We're expecting mortgage demand to drop considerably in the second half of the year. The noises from the Bank of England indicate we might get a 0.5% increase in the base rate on August 10th. And some analysts are suggesting the base rate could be as high as 3% by the year-end. If that comes to fruition, mortgages will be unaffordable for a lot of first-time buyers, and house prices will start falling fast. The banks will probably be OK, thanks to tighter financial regulation and increased liquidity controls. But it's the general public who will once again pay the price of our extended addiction to cheap credit.

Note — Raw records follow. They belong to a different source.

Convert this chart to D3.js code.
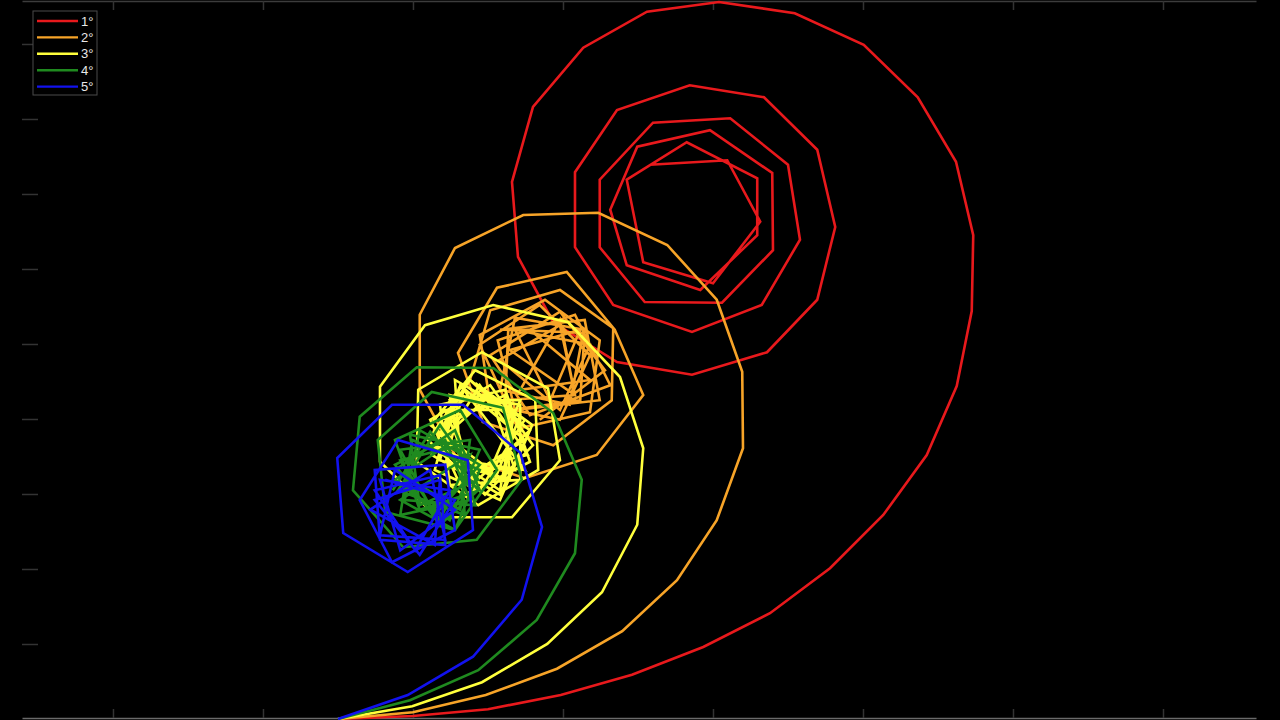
<!DOCTYPE html>
<html><head><meta charset="utf-8">
<script src="https://cdn.jsdelivr.net/npm/d3@7"></script>
<style>html,body{margin:0;padding:0;background:#000;}svg{display:block;}</style>
</head><body>
<script>
// Series labels and colours
const seriesNames = ["1°", "2°", "3°", "4°", "5°"];
const seriesColors = ["#e8191c", "#f7a428", "#ffff3c", "#1f8a1f", "#1212ee"];

// Tick positions (no labels shown)
const xTicks = [-3, -1, 1, 3, 5, 7, 9, 11];
const yTicks = [1, 2, 3, 4, 5, 6, 7, 8, 9];

// Path vertices (x, y in step units)
const red1X = [0,1.00,2.00,2.97,3.92,4.87,5.76,6.56,7.27,7.85,8.25,8.45,8.47,8.24,7.73,7.01,6.09,5.08,4.12,3.27,2.60,2.32,2.40,2.87,3.72,4.72,5.72,6.39,6.63,6.39,5.68,4.69,3.72,3.16,3.16,3.67,4.72,5.65,6.16,6.00,5.23,4.20,3.49,3.49,4.09,5.12,5.80,5.79,4.96,3.99,3.63,3.85,4.83,5.59,5.59,4.65,3.85,4.07,5.00,5.63,5.19,4.16];
const red1Y = [0,0.04,0.13,0.32,0.59,0.96,1.41,2.01,2.72,3.52,4.44,5.44,6.45,7.43,8.29,8.99,9.41,9.56,9.43,8.95,8.16,7.16,6.16,5.29,4.76,4.59,4.89,5.59,6.56,7.59,8.29,8.45,8.12,7.29,6.29,5.52,5.16,5.52,6.39,7.39,8.01,7.95,7.19,6.29,5.56,5.55,6.25,7.28,7.85,7.63,6.79,6.05,5.72,6.45,7.21,7.69,7.19,6.09,5.81,6.63,7.45,7.39];

const orange2X = [0,1.00,1.97,2.92,3.79,4.52,5.05,5.40,5.39,5.05,4.39,3.47,2.47,1.56,1.09,1.09,1.56,2.49,3.45,4.07,3.69,3.05,2.12,1.60,1.93,2.87,3.65,3.67,2.96,2.03,1.76,2.43,3.36,3.49,2.76,1.89,2.03,2.96,3.36,2.69,1.89,2.29,3.23,3.29,2.36,2.16,3.09,3.27,2.27,2.23,3.16,2.96,2.16,2.96,3.36,2.36,2.83,3.23,2.29,3.16,2.96,2.43,3.36,2.56,2.16,3.29,3.49,2.36,2.13,3.16,3.63,2.56,2.03,2.96,3.56,2.69];
const orange2Y = [0,0.09,0.32,0.67,1.17,1.85,2.65,3.61,4.63,5.59,6.32,6.75,6.72,6.28,5.39,4.39,3.52,3.21,3.52,4.32,5.19,5.96,5.75,4.88,3.96,3.65,4.25,5.21,5.72,5.45,4.52,3.88,4.09,5.05,5.59,5.12,4.19,3.99,4.85,5.52,4.99,4.12,4.25,5.19,5.35,4.39,4.19,5.15,5.19,4.25,4.32,5.25,4.79,4.12,4.99,5.19,4.25,5.19,4.92,4.32,5.32,4.39,4.52,5.19,5.19,5.32,4.25,4.12,5.05,5.39,4.45,4.05,4.85,5.43,4.65,3.99];

const yellow3X = [0,0.99,1.92,2.79,3.52,3.99,4.07,3.76,3.07,2.07,1.16,0.56,0.56,1.32,2.32,2.96,2.80,1.92,1.07,1.05,1.87,2.67,2.63,1.83,1.23,2.03,2.43,1.49,1.76,2.49,1.63,1.36,2.29,2.23,1.29,2.09,2.43,1.49,1.65,2.53,1.89,1.36,2.16,2.36,1.43,1.83,2.56,1.69,1.43,2.36,2.03,1.29,2.23,2.29,1.36,1.89,2.49,1.56,1.63,2.49,1.63,1.25,2.16,2.56,1.76,1.20,1.96,2.60,2.03,1.23,1.69,2.56,2.23,1.36,1.49,2.43,2.43,1.56,1.29,2.16,2.59,1.83];
const yellow3Y = [0,0.17,0.49,1.00,1.69,2.59,3.61,4.56,5.29,5.52,5.25,4.43,3.43,2.69,2.69,3.45,4.41,4.89,4.39,3.43,2.85,3.32,4.25,4.65,3.92,3.32,4.25,4.25,3.25,3.72,4.45,3.45,3.19,4.32,3.85,3.19,4.05,4.32,3.32,3.52,4.45,3.59,3.05,4.12,4.12,3.16,3.85,4.45,3.39,3.32,4.32,3.65,3.19,4.25,3.99,3.05,3.99,4.52,3.45,3.32,4.45,3.52,2.99,3.85,4.52,3.72,2.99,3.65,4.45,3.99,2.99,3.43,4.39,4.19,3.12,3.19,4.19,4.32,3.32,2.92,3.92,4.48];

const green4X = [0,0.96,1.87,2.65,3.16,3.25,2.87,2.07,1.05,0.29,0.20,0.87,1.85,2.45,2.20,1.25,0.53,0.63,1.56,2.12,1.63,0.76,1.09,1.89,1.56,0.76,1.63,1.76,0.83,1.29,1.89,1.09,0.89,1.83,1.56,0.76,1.49,1.89,0.96,1.09,1.87,1.36,0.80,1.69,1.63,0.83,1.36,1.76,0.83,1.56,1.89,0.99,0.83,1.76,1.43,0.76,1.36,1.87,1.23,0.73];
const green4Y = [0,0.25,0.65,1.32,2.21,3.19,4.08,4.68,4.69,4.03,3.05,2.29,2.39,3.19,4.15,4.36,3.72,2.76,2.52,3.32,4.12,3.72,2.79,3.05,3.85,3.32,2.79,3.72,3.59,2.72,3.39,3.85,2.92,2.85,3.72,3.19,2.65,3.59,3.79,2.85,3.19,3.92,3.05,2.72,3.65,3.45,2.65,3.52,2.92,2.52,3.32,3.72,2.72,2.92,3.72,3.39,2.59,3.05,3.83,3.05];

const blue5X = [0,0.93,1.80,2.45,2.72,2.43,1.67,0.72,-0.01,0.07,0.93,1.80,1.73,0.80,0.29,0.72,1.56,1.43,0.49,0.56,1.43,1.36,0.49,1.03,1.49,0.56,0.83,1.56,0.76,0.56,1.43,1.23,0.43,1.29,1.36,0.49,1.09,1.56,0.63];
const blue5Y = [0,0.32,0.83,1.59,2.56,3.55,4.19,4.19,3.48,2.48,1.96,2.52,3.45,3.72,2.92,2.09,2.52,3.39,3.32,2.39,2.32,3.25,3.05,2.25,3.05,3.19,2.25,2.79,3.32,2.45,2.39,3.32,2.79,2.32,3.19,2.92,2.19,2.92,3.19];

const seriesX = [red1X, orange2X, yellow3X, green4X, blue5X];
const seriesY = [red1Y, orange2Y, yellow3Y, green4Y, blue5Y];

const W = 1280, H = 720;
const plot = {left: 22, right: 1256, top: 1, bottom: 718};

const svg = d3.select("body").append("svg").attr("width", W).attr("height", H)
  .style("background", "#000");

const x = d3.scaleLinear().domain([-4.213, 12.24]).range([plot.left, plot.right]);
const y = d3.scaleLinear().domain([0.0133, 9.573]).range([plot.bottom, plot.top]);

// axes (dark frame, inward ticks, no labels)
const axisColor = "#333";
function styleAxis(g, lineColor) {
  g.select(".domain").attr("stroke", lineColor).attr("stroke-width", 1.5);
  g.selectAll(".tick line").attr("stroke", axisColor).attr("stroke-width", 1.5);
  g.selectAll("text").remove();
}
svg.append("g").attr("transform", `translate(0,${plot.bottom})`)
  .call(d3.axisBottom(x).tickValues(xTicks).tickSize(-9).tickSizeOuter(0).tickFormat(""))
  .call(g => styleAxis(g, "#6a6a6a"));
svg.append("g").attr("transform", `translate(0,${plot.top})`)
  .call(d3.axisTop(x).tickValues(xTicks).tickSize(-9).tickSizeOuter(0).tickFormat(""))
  .call(g => styleAxis(g, "#3c3c3c"));
svg.append("g").attr("transform", `translate(${plot.left},0)`)
  .call(d3.axisLeft(y).tickValues(yTicks).tickSize(-16).tickSizeOuter(0).tickFormat(""))
  .call(g => { styleAxis(g, "#000"); g.select(".domain").attr("stroke", "none"); });

// series
const line = d3.line().x(d => x(d[0])).y(d => y(d[1]));
seriesNames.forEach((name, i) => {
  const pts = seriesX[i].map((v, k) => [v, seriesY[i][k]]);
  svg.append("path").datum(pts)
    .attr("d", line)
    .attr("fill", "none")
    .attr("stroke", seriesColors[i])
    .attr("stroke-width", 2.6)
    .attr("stroke-linejoin", "miter");
});

// legend
const lg = svg.append("g").attr("transform", "translate(33,11)");
lg.append("rect").attr("width", 64).attr("height", 84)
  .attr("fill", "#000").attr("stroke", "#4a4a4a").attr("stroke-width", 1);
seriesNames.forEach((name, i) => {
  const yy = 10 + i * 16.4;
  lg.append("line").attr("x1", 4).attr("x2", 45).attr("y1", yy).attr("y2", yy)
    .attr("stroke", seriesColors[i]).attr("stroke-width", 2.4);
  lg.append("text").attr("x", 48).attr("y", yy + 4.5).text(name)
    .attr("fill", "#e8e8e8").attr("font-family", "Liberation Sans, Arial, sans-serif")
    .attr("font-size", 13);
});
</script>
</body></html>
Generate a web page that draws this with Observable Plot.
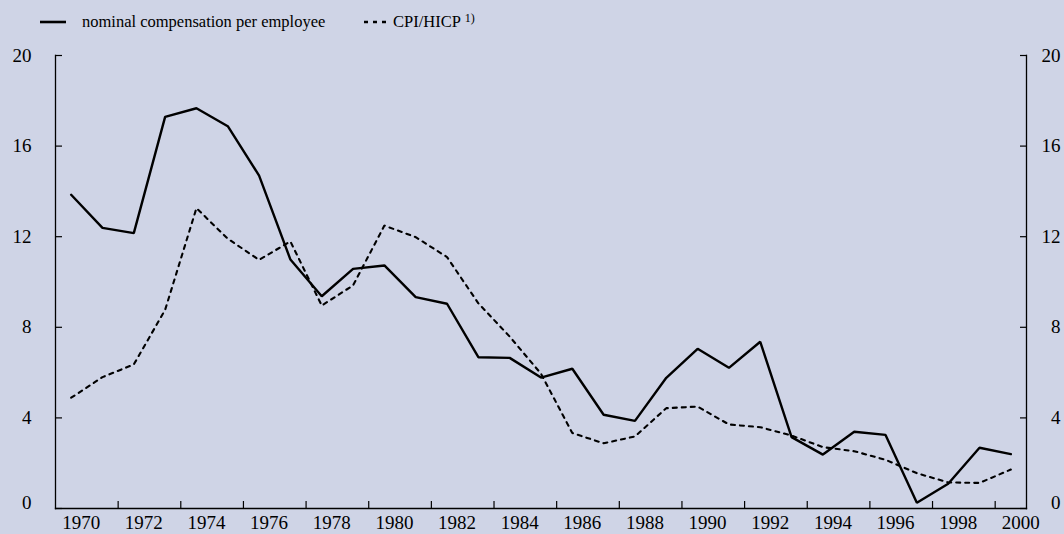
<!DOCTYPE html>
<html><head><meta charset="utf-8">
<script src="https://cdn.jsdelivr.net/npm/d3@7"></script>
<script src="https://cdn.jsdelivr.net/npm/@observablehq/plot@0.6"></script>
<style>
html,body{margin:0;padding:0;background:#cfd4e6;}
#wrap{width:1064px;height:534px;position:relative;background:#cfd4e6;font-family:"Liberation Serif","Times New Roman",serif;color:#000;overflow:hidden;}
#legend{position:relative;height:40px;font-size:16.5px;}
.item{position:absolute;top:10px;height:24px;line-height:24px;white-space:nowrap;}
.sw{position:absolute;top:0;}
sup{font-size:12px;vertical-align:top;position:relative;top:-4px;margin-left:4px;}
</style></head><body>
<div id="wrap">
  <div id="legend"></div>
  <div id="chart"></div>
</div>
<script>
const years = [1970,1971,1972,1973,1974,1975,1976,1977,1978,1979,1980,1981,1982,1983,1984,1985,1986,1987,1988,1989,1990,1991,1992,1993,1994,1995,1996,1997,1998,1999,2000];
const compensation = [13.85,12.39,12.16,17.29,17.67,16.88,14.70,10.99,9.37,10.58,10.73,9.33,9.04,6.68,6.65,5.78,6.17,4.14,3.87,5.77,7.05,6.21,7.36,3.15,2.38,3.39,3.25,0.25,1.09,2.68,2.40];
const cpi = [4.89,5.80,6.36,8.77,13.26,11.91,10.98,11.79,8.96,9.85,12.49,11.98,11.10,9.06,7.59,5.95,3.33,2.88,3.18,4.43,4.50,3.71,3.59,3.22,2.71,2.53,2.15,1.56,1.15,1.13,1.72];
const seriesNames = ["nominal compensation per employee", "CPI/HICP"];
const yTickValues = [0,4,8,12,16,20];
const yLabelValues = [4,8,12,16,20];
const yZeroLabel = [0];
const xLabelYears = [1970,1972,1974,1976,1978,1980,1982,1984,1986,1988,1990,1992,1994,1996,1998,2000];
const xTickPositions = [1971.5,1973.5,1975.5,1977.5,1979.5,1981.5,1983.5,1985.5,1987.5,1989.5,1991.5,1993.5,1995.5,1997.5,1999.5];
const xDomain = [1969.5, 2000.5];
const yDomain = [0, 20];

const compData = years.map((y,i)=>({year:y, value:compensation[i]}));
const cpiData = years.map((y,i)=>({year:y, value:cpi[i]}));

// legend
const legend = document.getElementById("legend");
legend.innerHTML = `
  <div class="item" style="left:40px;width:26px;"><svg class="sw" width="26" height="24"><line x1="0" x2="26" y1="12" y2="12" stroke="#000" stroke-width="2.6"/></svg></div>
  <div class="item" style="left:82px;">${seriesNames[0]}</div>
  <div class="item" style="left:364px;width:24px;"><svg class="sw" width="24" height="24"><line x1="0" x2="24" y1="12" y2="12" stroke="#000" stroke-width="2.6" stroke-dasharray="4,5"/></svg></div>
  <div class="item" style="left:393px;">${seriesNames[1]}<sup>1)</sup></div>`;

const font = "'Liberation Serif', 'Times New Roman', serif";
const chart = Plot.plot({
  width: 1064,
  height: 494,
  marginLeft: 55,
  marginRight: 38,
  marginTop: 15,
  marginBottom: 26,
  style: {background: "transparent", fontFamily: font, fontSize: "19px", color: "#000", overflow: "visible"},
  x: {domain: xDomain, axis: null},
  y: {domain: yDomain, axis: null},
  marks: [
    Plot.frame({anchor: "left", stroke: "#000", strokeWidth: 1.3}),
    Plot.frame({anchor: "right", stroke: "#000", strokeWidth: 1.3}),
    Plot.frame({anchor: "bottom", stroke: "#000", strokeWidth: 1.3}),
    // inward ticks
    Plot.axisY({anchor: "left", ticks: yTickValues, tickSize: -7, fill: "none", strokeWidth: 1.2, label: null}),
    Plot.axisY({anchor: "right", ticks: yTickValues, tickSize: -7, fill: "none", strokeWidth: 1.2, label: null}),
    Plot.axisX({anchor: "bottom", ticks: xTickPositions, tickSize: -7, fill: "none", strokeWidth: 1.2, label: null}),
    // labels
    Plot.axisY({anchor: "left", ticks: yLabelValues, tickSize: 0, tickPadding: 24, fontSize: 19, label: null}),
    Plot.axisY({anchor: "left", ticks: yZeroLabel, tickSize: 0, tickPadding: 24, dy: -6, fontSize: 19, label: null}),
    Plot.axisY({anchor: "right", ticks: yLabelValues, tickSize: 0, tickPadding: 34, textAnchor: "end", fontSize: 19, label: null}),
    Plot.axisY({anchor: "right", ticks: yZeroLabel, tickSize: 0, tickPadding: 34, textAnchor: "end", dy: -6, fontSize: 19, label: null}),
    Plot.axisX({anchor: "bottom", ticks: xLabelYears, tickSize: 0, tickPadding: 7, dx: 10, fontSize: 19, tickFormat: d => String(d), label: null}),
    // series
    Plot.line(cpiData, {x: "year", y: "value", stroke: "#000", strokeWidth: 2.1, strokeDasharray: "4,5", strokeLinejoin: "miter"}),
    Plot.line(compData, {x: "year", y: "value", stroke: "#000", strokeWidth: 2.4, strokeLinejoin: "miter"})
  ]
});
document.getElementById("chart").appendChild(chart);
</script>
</body></html>
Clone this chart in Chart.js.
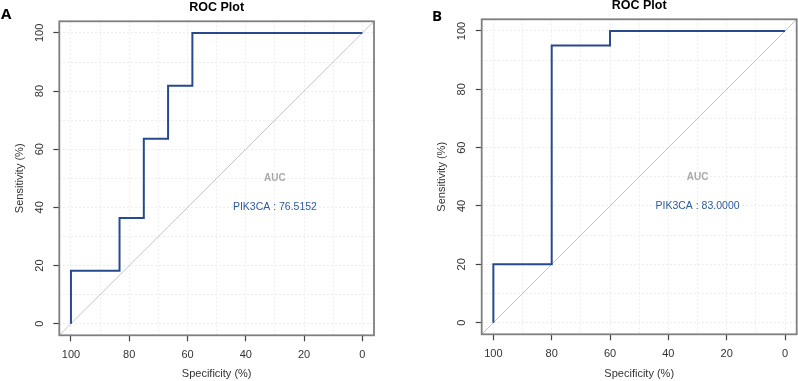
<!DOCTYPE html>
<html>
<head>
<meta charset="utf-8">
<script src="https://cdn.jsdelivr.net/npm/chart.js@4.4.1/dist/chart.umd.min.js"></script>
<style>
  body { margin: 0; background: #fff; }
  #wrap { position: relative; width: 798px; height: 381px; }
  canvas { position: absolute; top: 0; }
</style>
</head>
<body>
<div id="wrap">
  <canvas id="chartA" width="399" height="381" style="left:0"></canvas>
  <canvas id="chartB" width="399" height="381" style="left:399px"></canvas>
</div>
<script>
// panel A - ROC steps (specificity %, sensitivity %)
var specA = [100, 100, 83.33, 83.33, 75, 75, 66.67, 66.67, 58.33, 58.33, 0];
var sensA = [0, 18.18, 18.18, 36.36, 36.36, 63.64, 63.64, 81.82, 81.82, 100, 100];
var aucA = 'PIK3CA : 76.5152';

// panel B
var specB = [100, 100, 80, 80, 60, 60, 0];
var sensB = [0, 20, 20, 95, 95, 100, 100];
var aucB = 'PIK3CA : 83.0000';

// reference diagonal, drawn out to the axis limits
var diagSpec = [104, -4];
var diagSens = [-4, 104];

var gridValues = [0, 10, 20, 30, 40, 50, 60, 70, 80, 90, 100];
var labelValues = [0, 20, 40, 60, 80, 100];

var FONT = '"Liberation Sans", Arial, sans-serif';

function toPoints(xs, ys) {
    return xs.map(function(x, i) { return {x: x, y: ys[i]}; });
}

function tickCol(c) {
    return (c.tick && labelValues.indexOf(c.tick.value) >= 0) ? '#444' : 'rgba(0,0,0,0)';
}

var rocDecor = {
    id: 'rocDecor',
    afterDraw: function(chart, args, opts) {
        var ctx = chart.ctx, area = chart.chartArea;
        var xs = chart.scales.x, ys = chart.scales.y;
        ctx.save();
        // box round the plot
        ctx.strokeStyle = '#7f7f7f';
        ctx.lineWidth = 1.8;
        ctx.strokeRect(area.left, area.top, area.right - area.left, area.bottom - area.top);
        // title
        ctx.fillStyle = '#000';
        ctx.font = 'bold 12.5px ' + FONT;
        ctx.textAlign = 'center';
        ctx.textBaseline = 'middle';
        ctx.fillText('ROC Plot', (area.left + area.right) / 2, area.top - 14);
        // panel letter
        ctx.font = 'bold 15px "Open Sans", sans-serif';
        ctx.textAlign = 'left';
        ctx.textBaseline = 'alphabetic';
        ctx.fillText(opts.letter, opts.letterX, opts.letterY);
        // y tick labels, rotated like R
        ctx.font = '11px ' + FONT;
        ctx.fillStyle = '#333';
        labelValues.forEach(function(v) {
            ctx.save();
            ctx.translate(area.left - 19.5, ys.getPixelForValue(v));
            ctx.rotate(-Math.PI / 2);
            ctx.textAlign = 'center';
            ctx.textBaseline = 'middle';
            ctx.fillText(String(v), 0, 0);
            ctx.restore();
        });
        // AUC text
        ctx.textAlign = 'center';
        ctx.textBaseline = 'middle';
        ctx.font = 'bold 10px ' + FONT;
        ctx.fillStyle = '#a9a9a9';
        ctx.fillText('AUC', xs.getPixelForValue(30), ys.getPixelForValue(50));
        ctx.font = '10.5px ' + FONT;
        ctx.fillStyle = '#2f5b9a';
        ctx.fillText(opts.aucText, xs.getPixelForValue(30), ys.getPixelForValue(40));
        ctx.restore();
    }
};

function makeChart(id, spec, sens, aucText, letter, geo) {
    return new Chart(document.getElementById(id), {
        type: 'line',
        data: {
            datasets: [{
                data: toPoints(spec, sens),
                borderColor: '#26498f',
                borderWidth: 2,
                pointRadius: 0,
                tension: 0,
                fill: false
            }, {
                data: toPoints(diagSpec, diagSens),
                borderColor: '#c4c4c4',
                borderWidth: 1,
                pointRadius: 0,
                fill: false
            }]
        },
        options: {
            responsive: false,
            animation: false,
            layout: { padding: { left: geo.L, right: geo.R, top: geo.T, bottom: 0 } },
            plugins: {
                legend: { display: false },
                tooltip: { enabled: false },
                rocDecor: { letter: letter, letterX: geo.lx, letterY: geo.ly, aucText: aucText }
            },
            scales: {
                x: {
                    type: 'linear',
                    min: -4, max: 104,
                    reverse: true,
                    afterBuildTicks: function(s) { s.ticks = gridValues.map(function(v) { return {value: v}; }); },
                    afterFit: function(s) { s.height = geo.xH; },
                    grid: { color: '#ededed', lineWidth: 1, drawTicks: true, tickLength: 6, tickWidth: 1.2, tickColor: tickCol },
                    border: { display: false, dash: [2, 2] },
                    ticks: {
                        autoSkip: false, maxRotation: 0, padding: 7, color: '#333',
                        font: { family: FONT, size: 11 },
                        callback: function(v) { return labelValues.indexOf(v) >= 0 ? String(v) : ''; }
                    },
                    title: { display: true, text: 'Specificity (%)', color: '#333', font: { family: FONT, size: 11 }, padding: { top: 0, bottom: 0 } }
                },
                y: {
                    type: 'linear',
                    min: -4, max: 104,
                    afterBuildTicks: function(s) { s.ticks = gridValues.map(function(v) { return {value: v}; }); },
                    afterFit: function(s) { s.width = geo.yW; },
                    grid: { color: '#ededed', lineWidth: 1, drawTicks: true, tickLength: 6, tickWidth: 1.2, tickColor: tickCol },
                    border: { display: false, dash: [2, 2] },
                    ticks: { display: false },
                    title: { display: true, text: 'Sensitivity (%)', color: '#333', font: { family: FONT, size: 11 }, padding: { top: 13.5, bottom: 0 } }
                }
            }
        },
        plugins: [rocDecor]
    });
}

makeChart('chartA', specA, sensA, aucA, 'A', { L: 0, R: 25, T: 21.3, yW: 59.3, xH: 45.7, lx: 1, ly: 19 });
makeChart('chartB', specB, sensB, aucB, 'B', { L: 23, R: 1.3, T: 19.3, yW: 59.7, xH: 46.7, lx: 33, ly: 21 });
</script>
</body>
</html>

Demand has still been very strong in recent months. I think many in the mortgage industry were shocked when demand did not drop off after the deadline for the stamp duty holiday. Based on that, I think mortgage demand will still be high in the second half of the year, more so among landlords and investors rather than first-time buyers due to the cost of living crisis. Bizarrely, perhaps, it is often easier to secure a mortgage now compared to a year ago. We are seeing more lenders offering higher income multiples, being more flexible on the amount of time you have been employed or self-employed and generally being far more flexible around adverse credit. Secured loans, or 'second charges', are becoming more common for debt consolidation. Many households are having a difficult time and are using secured loans to consolidate unsecured and credit card debt so they can repay this over a longer term and create more disposable income to spend on the bare necessities. Almost every credit report I see now has some form of adverse credit, it is a rare and wonderful surprise to see someone with perfect credit and I know many adverse credit brokers who are absolutely overrun with applications at the moment where most of the credit scores are 200 out of 1000. There's no question now that more people will be entering a period of real financial difficulty.
I'm seeing more and more people wanting to increase their mortgage to clear their debts. They think that if they can secure a lower mortgage now and clear the decks of debt, they can move forward with a clear head. Robbing Peter to pay Paul comes to mind but for some this seems the best option. Hang on to your hats for the winter months.